Have you recovered from the bad beats and busted brackets from March Madness? Odds are, if you’ve been following along with the madness that ended with a UConn national victory, you probably partook in some of the college hoops tournament festivities.
Every year, eager sports fans are readily preparing their brackets and making bets left and right to get in on the action. What if I told you this is key to the success of attracting Gen Z to the sports world, who otherwise aren’t really interested?
According to a survey in a Morning Consult article, a survey of 1,000 U.S. Gen Zers between the ages of 13-25 “found that 33% do not watch live sporting events, compared with 24% of U.S. adults and 22% of millennials who answered the same in a corresponding survey.”
Another statistic from that study found that Gen Zers said that a little more than a third of them watched a live sporting event in the past four months. A little more than half did so at least once in 2022. “About 1 in 5 of the cohort (18%) said they have attended a professional game this year, compared with 25% of millennials.” The website read.
What could be the reason for this? Because this generation grew up in the digital age, there’s virtually (no pun intended) no reason for using anything else to access sporting content. Let’s face it, Gen Z is kinda busy right now fighting for an adequate world to live in. They really don’t have the time or interest to partake in sports. But that doesn’t mean none of them are, as the earlier survey showed.

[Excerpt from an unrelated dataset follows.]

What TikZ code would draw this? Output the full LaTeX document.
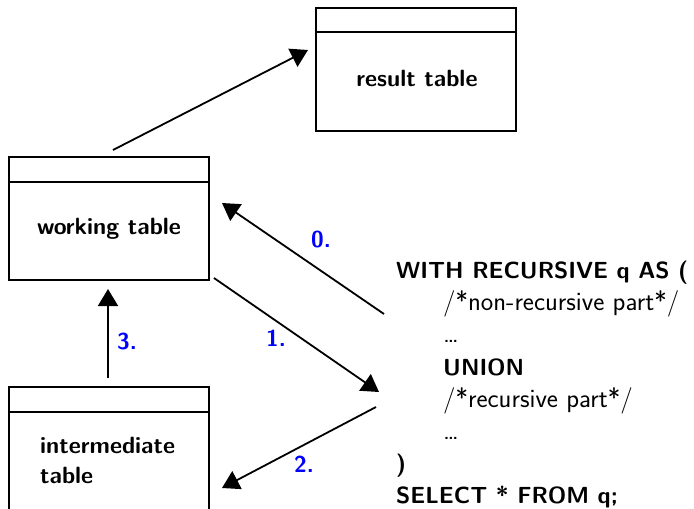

Some games are – or used to be – too long. Going to a baseball game before this season was torturous for some people if you weren’t some degree of a fan. Due to baseball rule changes coming into this season, obviously, they’ve sped up the game. However, for some people, live sporting events are far too long.
Another issue surrounding younger millennials and Gen Z is the fact that live sporting events cost a lot of money. This past year, the average price of an NFL ticket cost about $203. You could look to a television package like NFL Sunday Ticket, but even that would cost a whopping $290 for the season. As Gen Z is entering a shaky job market, the last thing they can afford right now is a ticket to a sporting event.
Therefore, they use the resources at their disposal and get their sports from digital platforms. They might find live streams or some way of watching the game online if a television network isn’t broadcasting the game.
With the digital following comes interaction. When following via live stream, they might engage in sports betting. If getting their news from a social media app, they might leave a like or a comment. Even something like the emergence of esports and fantasy sports is something they could have an interest in.
That’s where March Madness comes in.
With March Madness, so many sportsbooks, organizations and websites offer some sort of interactivity. Whether it’s bracket challenges, betting game-by-game or even a fun take on a “Best Snack Bracket Challenge,” there’s so many options for people to engage and follow along on the games. Adding the suspense of if a bet is going to hit or how your bracket is going to hold up adds excitement to the game.
This is where Gen Z can latch on to sports. They can become more focused and interested in sports thanks to the marketing tactics and activities presented during March Madness.